start

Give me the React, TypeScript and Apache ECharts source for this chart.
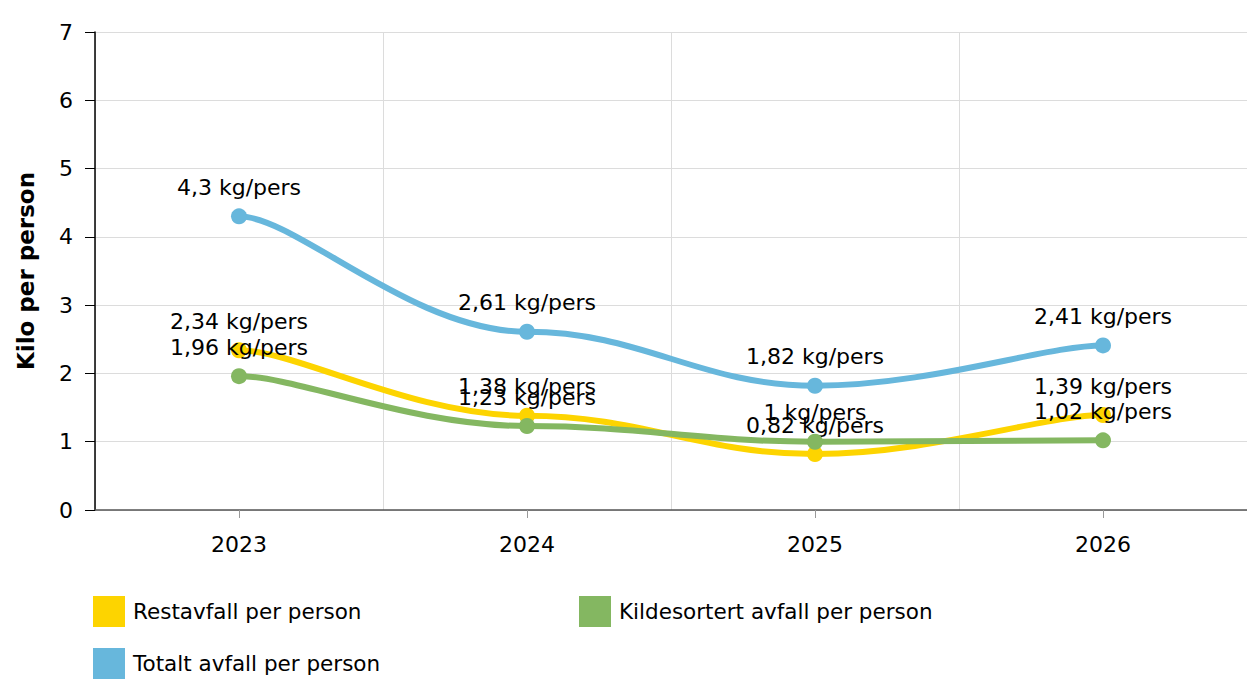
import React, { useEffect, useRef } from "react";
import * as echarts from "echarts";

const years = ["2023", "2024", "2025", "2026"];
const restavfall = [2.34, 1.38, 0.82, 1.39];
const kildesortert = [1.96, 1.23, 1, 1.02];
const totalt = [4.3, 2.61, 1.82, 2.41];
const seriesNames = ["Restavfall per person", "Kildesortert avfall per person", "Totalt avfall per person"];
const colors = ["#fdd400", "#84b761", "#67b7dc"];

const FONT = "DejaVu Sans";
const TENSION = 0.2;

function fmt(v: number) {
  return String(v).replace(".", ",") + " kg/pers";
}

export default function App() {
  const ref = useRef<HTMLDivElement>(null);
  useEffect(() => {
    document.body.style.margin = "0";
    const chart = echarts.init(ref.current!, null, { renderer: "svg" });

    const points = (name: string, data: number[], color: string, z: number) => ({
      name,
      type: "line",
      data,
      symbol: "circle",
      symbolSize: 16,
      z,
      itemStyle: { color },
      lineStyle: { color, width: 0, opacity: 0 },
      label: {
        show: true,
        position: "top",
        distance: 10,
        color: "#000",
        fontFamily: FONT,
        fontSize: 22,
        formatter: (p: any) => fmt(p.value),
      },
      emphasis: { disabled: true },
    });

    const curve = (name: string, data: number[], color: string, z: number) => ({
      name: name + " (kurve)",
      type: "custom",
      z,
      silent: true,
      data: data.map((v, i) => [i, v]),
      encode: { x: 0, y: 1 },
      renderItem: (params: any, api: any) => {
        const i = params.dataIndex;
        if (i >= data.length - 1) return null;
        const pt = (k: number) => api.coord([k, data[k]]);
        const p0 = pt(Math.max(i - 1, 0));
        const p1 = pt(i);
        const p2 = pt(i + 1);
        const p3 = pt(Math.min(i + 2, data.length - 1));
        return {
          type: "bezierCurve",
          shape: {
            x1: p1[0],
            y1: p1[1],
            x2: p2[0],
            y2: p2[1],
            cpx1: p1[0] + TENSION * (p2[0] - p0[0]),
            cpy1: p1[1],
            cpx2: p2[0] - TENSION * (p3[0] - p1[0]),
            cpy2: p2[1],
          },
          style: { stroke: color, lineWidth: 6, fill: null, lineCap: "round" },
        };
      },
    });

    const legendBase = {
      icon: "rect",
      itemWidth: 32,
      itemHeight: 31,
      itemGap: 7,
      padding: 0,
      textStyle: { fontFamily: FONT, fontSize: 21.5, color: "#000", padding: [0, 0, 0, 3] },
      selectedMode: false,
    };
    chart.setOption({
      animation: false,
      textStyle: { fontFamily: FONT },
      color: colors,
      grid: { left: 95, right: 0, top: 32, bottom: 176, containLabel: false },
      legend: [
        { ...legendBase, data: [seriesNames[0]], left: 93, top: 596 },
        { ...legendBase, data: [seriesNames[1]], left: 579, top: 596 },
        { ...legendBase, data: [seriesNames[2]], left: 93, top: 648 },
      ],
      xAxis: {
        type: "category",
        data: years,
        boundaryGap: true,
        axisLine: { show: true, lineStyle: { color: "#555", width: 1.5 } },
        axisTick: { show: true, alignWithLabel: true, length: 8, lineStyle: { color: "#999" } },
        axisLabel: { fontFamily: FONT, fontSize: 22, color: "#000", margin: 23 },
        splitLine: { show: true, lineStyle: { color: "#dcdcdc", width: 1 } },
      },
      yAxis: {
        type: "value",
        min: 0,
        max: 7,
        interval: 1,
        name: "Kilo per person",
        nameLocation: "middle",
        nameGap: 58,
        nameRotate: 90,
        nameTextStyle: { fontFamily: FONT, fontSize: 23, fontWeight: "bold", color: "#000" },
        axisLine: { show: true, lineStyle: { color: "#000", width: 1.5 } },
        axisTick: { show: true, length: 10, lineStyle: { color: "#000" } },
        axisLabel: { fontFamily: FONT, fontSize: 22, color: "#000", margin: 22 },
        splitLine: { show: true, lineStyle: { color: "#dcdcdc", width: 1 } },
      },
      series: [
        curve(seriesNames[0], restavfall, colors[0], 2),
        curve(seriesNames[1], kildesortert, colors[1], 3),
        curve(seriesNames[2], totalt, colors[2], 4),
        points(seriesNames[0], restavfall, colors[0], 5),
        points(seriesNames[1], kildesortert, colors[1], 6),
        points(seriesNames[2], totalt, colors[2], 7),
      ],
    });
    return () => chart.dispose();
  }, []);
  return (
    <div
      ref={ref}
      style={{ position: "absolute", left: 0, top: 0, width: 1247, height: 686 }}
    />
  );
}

end

GOAL OF THE EXERCISE - Restate the data word for word from its first line through the line with "import * as", leaving out any picture along the way.

SOLUTION FOR THIS PROBLEM -
Give me the React, TypeScript and Apache ECharts source for this chart.
import React, { useEffect, useRef } from "react";
import * as echarts from "echarts";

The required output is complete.